During cross-examination, defense counsel received an affirmative response from Rodriguez regarding Torres's cocaine usage. Rodriguez also stated during cross-examination that Appellant stated, "Well, I need to get my money. I need my money or some dope." Again, in response to questioning during cross-examination, Rodriguez stated that Appellant wanted the money, because she had fronted some cocaine to a person who was in the house.
The trial court's admission of evidence is reviewed under an abuse of discretion standard. Weatherred v. State, 15 S.W.3d 540, 542 (Tex. Crim. App. 2000).

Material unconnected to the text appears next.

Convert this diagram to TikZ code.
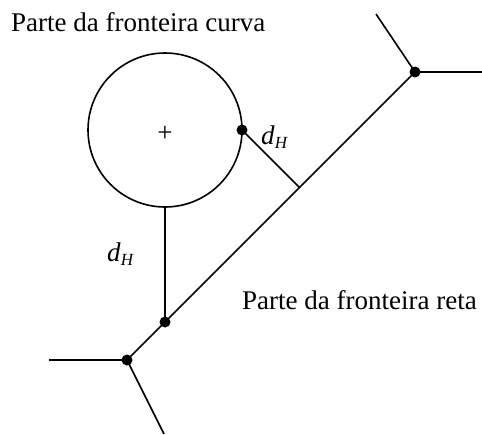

The appellate court must uphold the trial court's ruling, if the admission of the evidence was within the zone of reasonable disagreement. Id. (citing Montgomery v. State, 810 S.W.2d 372, 391 (Tex. Crim. App. 1990) (op. on reh'g)).
Appellant contends that the evidence of Appellant's drug involvement was more prejudicial than probative. However, that objection was not raised at trial. This contention has not been preserved on appeal. See Ho v. State, 171 S.W.3d 295, 303 (Tex. App.--Houston [14th Dist.] 2005, pet. ref'd). Furthermore, Appellant did not continue to object to the drug references each time the evidence was offered. Therefore, she has waived her extraneous offense complaint. See Rodriguez v. State, 955 S.W.2d 171, 175 (Tex. App.--Amarillo 1997, no pet.). Issue No. Two is overruled.
The judgment of the trial court is affirmed.
KENNETH R. CARR, Justice
July 19, 2007
Before Chew, C.J., McClure, and Carr, JJ.
(Do Not Publish)
1. We note that Appellant contended, during oral argument, that the purported illegality of her arrest should have been submitted to the jury in a 38.23 instruction. However, this matter was not raised in the argument portion of Appellant's brief. An appellant may not raise new points during oral argument; therefore, we will not address this contention, because it was not included in Appellant's brief. See Tex. R. App. P. 39.2; Moore v. State, 165 S.W.3d 118, 122 n.1 (Tex. App.--Fort Worth 2005, no pet.).